What does the Task Manager tell you?
The first time opening the Task Manager, it doesn’t look there is much to talk about, but there’s a lot more to see.
Click on “More details” in the bottom left. This will show you an advanced view of the Task Manager. There are tabs across the top that show you different aspects of what is running.
This is where you can easily see which processes are using resources. You can sort by clicking on the top headers (CPU, Memory, Disk, Network, Power), which toggle from High to Low. You can right-click on any process to bring up a menu from which you can see more details and to “End task”.
The performance tab lets you see a graph of some of the key resources. CPU, Memory, Disk, Network.
Under App history, it shows you some details on Microsoft Store Apps that are running.
The Startup list applications that are configured to possibly start when your computer starts. You can right-click on an item and change the status between Enabled & Disabled.
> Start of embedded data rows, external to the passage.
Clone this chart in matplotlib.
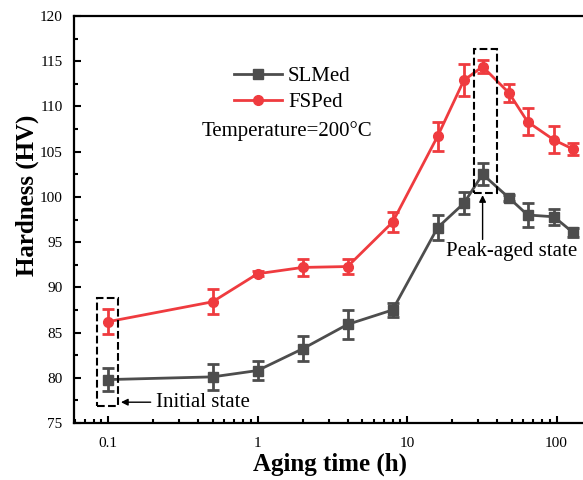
import matplotlib
matplotlib.use('Agg')
import matplotlib.pyplot as plt
from matplotlib.patches import Rectangle
from matplotlib.ticker import AutoMinorLocator, FixedLocator, LogLocator, NullFormatter

plt.rcParams['font.family'] = ['Liberation Serif', 'DejaVu Serif']

# Aging time (h)
hours = [0.1, 0.5, 1, 2, 4, 8, 16, 24, 32, 48, 64, 96, 128]

# Hardness (HV) + error bars
slm = [79.8, 80.1, 80.8, 83.2, 85.9, 87.5, 96.6, 99.3, 102.5, 99.9, 98.0, 97.8, 96.1]
slm_err = [1.3, 1.4, 1.1, 1.4, 1.6, 0.8, 1.4, 1.2, 1.2, 0.3, 1.3, 0.9, 0.5]
fsp = [86.2, 88.4, 91.5, 92.2, 92.3, 97.2, 106.7, 112.9, 114.4, 111.5, 108.3, 106.3, 105.3]
fsp_err = [1.4, 1.4, 0.3, 0.9, 0.8, 1.1, 1.6, 1.8, 0.7, 1.0, 1.5, 1.5, 0.7]

gray = '#4d4d4d'
red = '#ef3b3f'

fig = plt.figure(figsize=(5.83, 4.8), dpi=100)
ax = fig.add_axes([73.8 / 583, 57 / 480, 513.3 / 583, 407 / 480])

ax.plot(hours, slm, '-s', color=gray, lw=2, ms=7, label='SLMed', zorder=3)
ax.errorbar(hours, slm, yerr=slm_err, fmt='none', ecolor=gray, elinewidth=2,
            capsize=4, capthick=2, zorder=3)
ax.plot(hours, fsp, '-o', color=red, lw=2, ms=7, label='FSPed', zorder=4)
ax.errorbar(hours, fsp, yerr=fsp_err, fmt='none', ecolor=red, elinewidth=2,
            capsize=4, capthick=2, zorder=4)

ax.set_xscale('log')
ax.set_xlim(0.059, 160)
ax.set_ylim(75, 120)
ax.xaxis.set_major_locator(FixedLocator([0.1, 1, 10, 100]))
ax.set_xticklabels(['0.1', '1', '10', '100'])
ax.xaxis.set_minor_locator(LogLocator(base=10, subs=range(2, 10)))
ax.xaxis.set_minor_formatter(NullFormatter())
ax.yaxis.set_major_locator(FixedLocator(range(75, 121, 5)))
ax.yaxis.set_minor_locator(AutoMinorLocator(2))

ax.tick_params(which='both', direction='in', width=1.5, labelsize=11, top=False, right=False)
ax.tick_params(which='major', length=5)
ax.tick_params(which='minor', length=3)
ax.tick_params(axis='x', which='major', pad=10)
ax.tick_params(axis='y', which='major', pad=8)
for s in ax.spines.values():
    s.set_linewidth(1.6)

ax.set_xlabel('Aging time (h)', fontsize=18, fontweight='bold', labelpad=2)
ax.set_ylabel('Hardness (HV)', fontsize=18, fontweight='bold')
ax.yaxis.set_label_coords(-0.068, 0.56)

ax.legend(loc='upper left', bbox_to_anchor=(0.312, 0.875), frameon=False, fontsize=15,
          handlelength=2.3, handletextpad=0.3, labelspacing=0.3, borderpad=0, borderaxespad=0)
ax.text(0.425, 107.3, 'Temperature=200\u00b0C', fontsize=15, va='center', ha='left')

# dashed boxes + arrows
ax.add_patch(Rectangle((0.0844, 76.9), 0.1166 - 0.0844, 88.8 - 76.9, fill=False,
                       ls='--', lw=1.5, ec='black', zorder=5))
ax.add_patch(Rectangle((27.9, 100.4), 39.7 - 27.9, 116.4 - 100.4, fill=False,
                       ls='--', lw=1.5, ec='black', zorder=5))
ax.annotate('Initial state', xy=(0.122, 77.3), xytext=(0.21, 77.3), fontsize=15,
            ha='left', va='center',
            arrowprops=dict(arrowstyle='-|>', color='black', lw=1, mutation_scale=10, shrinkA=2, shrinkB=0))
ax.annotate('', xy=(32, 100.2), xytext=(32, 95.3),
            arrowprops=dict(arrowstyle='-|>', color='black', lw=1, mutation_scale=10, shrinkA=0, shrinkB=0))
ax.text(50, 94.0, 'Peak-aged state', fontsize=15, ha='center', va='center')

fig.savefig('out.png', dpi=100)
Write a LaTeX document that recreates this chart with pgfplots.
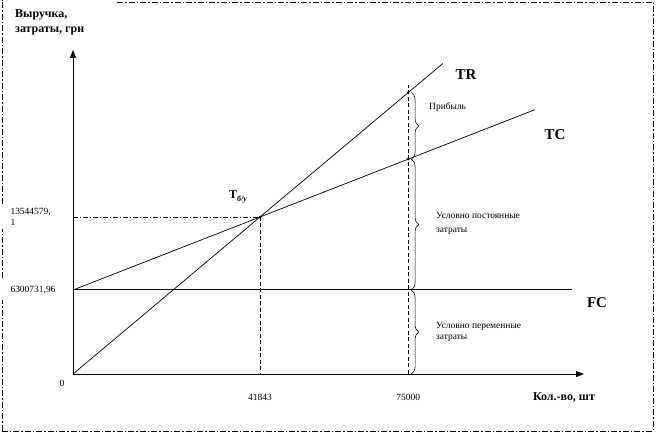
\documentclass[border=0pt]{standalone}
\usepackage{fontspec}
\setmainfont{Liberation Serif}
\usepackage{pgfplots}
\pgfplotsset{compat=1.18}
\usetikzlibrary{arrows.meta,decorations.pathreplacing}
\newcommand\sm{\fontsize{9.5}{11}\selectfont}
\newcommand\bg{\bfseries\fontsize{12}{15}\selectfont}
\newcommand\bh{\bfseries\fontsize{15}{18}\selectfont}
\begin{document}
\begin{tikzpicture}
\path[use as bounding box] (0,0) rectangle (656bp,434bp);
\begin{axis}[at={(73bp,60bp)}, anchor=south west, scale only axis,
  width=511bp, height=324bp,
  xmin=0, xmax=114342, ymin=0, ymax=24302819,
  axis lines=left,
  axis line style={line width=0.9bp, -{Triangle[length=8bp,width=6bp]}},
  scaled ticks=false,
  xtick={41843,75000}, xticklabels={41843,75000},
  ytick={6300731.96,11776366}, yticklabels={{6300731,96},{13544579,\\1}},
  major tick length=0pt,
  tick label style={font=\sm},
  xticklabel style={yshift=-17bp},
  yticklabel style={anchor=west, align=left, xshift=-66bp},
  clip=false]
% TR
\addplot[line width=0.7bp] coordinates {(0,0) (41843,11776366) (82791,23300600)};
% TC
\addplot[line width=0.7bp] coordinates {(0,6300731.96) (41843,11776366) (103377,19828700)};
% FC
\addplot[line width=1bp] coordinates {(0,6300731.96) (111656,6300731.96)};
% break-even guides
\addplot[line width=0.6bp, dash pattern=on 5bp off 2bp on 1bp off 2bp] coordinates {(0,11776366) (41843,11776366)};
\addplot[line width=0.6bp, dash pattern=on 4bp off 2.5bp] coordinates {(41843,11776366) (41843,0)};
% 75000 guide
\addplot[line width=0.6bp, dash pattern=on 4bp off 2.5bp] coordinates {(75000,0) (75000,21677500)};
% points
\addplot[only marks, mark=*, mark size=1.1bp] coordinates {(41843,11776366) (75000,21108000) (75000,16115200)};
% braces
\begin{scope}[line width=0.6bp]
\draw[decorate, decoration={brace, amplitude=7.5bp}] (axis cs:75700,21108000) -- (axis cs:75700,16115200);
\draw[decorate, decoration={brace, amplitude=7.5bp}] (axis cs:75700,16115200) -- (axis cs:75700,6300731.96);
\draw[decorate, decoration={brace, amplitude=7.5bp}] (axis cs:75700,6300731.96) -- (axis cs:75700,0);
\end{scope}
\end{axis}
\begin{scope}[x=1bp, y=-1bp, shift={(0,434bp)}]
% frame
\begin{scope}[line width=0.9bp, dash pattern=on 6bp off 2bp on 1.5bp off 2bp]
\draw (117,2) -- (653,2) -- (653,431) -- (2,431);
\draw (2,431) -- (2,300);
\draw (2,278) -- (2,229);
\draw (2,204) -- (2,0);
\end{scope}
% labels
\begin{scope}[every node/.style={inner sep=0pt}]
\node[anchor=base west, font=\bg] at (15,18) {Выручка,};
\node[anchor=base west, font=\bg] at (15,33) {затраты, грн};
\node[anchor=base, font=\bg] at (564,401) {Кол.-во, шт};
\node[font=\sm] at (62,383) {0};
\node[font=\bh] at (466,75) {TR};
\node[font=\bh] at (555,135) {TC};
\node[font=\bh] at (597,303) {FC};
\node[anchor=base west, font=\bg] at (229,199) {Т\raisebox{-2.5bp}{\fontsize{8}{9}\selectfont\itshape б/у}};
\node[anchor=base west, font=\sm] at (429,110) {Прибыль};
\node[anchor=base west, font=\sm] at (436,218.5) {Условно постоянные};
\node[anchor=base west, font=\sm] at (436,232.5) {затраты};
\node[anchor=base west, font=\sm] at (436,328.5) {Условно переменные};
\node[anchor=base west, font=\sm] at (436,340) {затраты};
\end{scope}
\end{scope}
\end{tikzpicture}
\end{document}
This view shows the processing running grouped by users. In the example below there is only one user “admin” and it shows what is running under that user.
Details show all processes running by any user or any system process. This view is my preferred tab to view what and who (user) is using CPU & Memory.
These are mostly processes that are part of Windows. As you install programs, they may add their own service to this list. Mostly you shouldn’t change anything here unless you know what you are doing.
Two of the most common issues you may see when looking at running processes are disk usage at 100% and a process showing “Not responding”. This can be an indicator of problems like some filesystem corruption or a crashed application. If you’ve waited a reasonable about of time, maybe 5-10 minutes, then I would just reboot the computer.
You can also see similar issues when your computer is installing Windows updates. It’s best to let the updates complete before rebooting.
You should now know a lot more about the Task Manager
Hope this helped you better understand what the Task Manager is and the things you can see with it. There also another tool you can run called Process Explorer. This is part of the Windows Sysinternals utilities.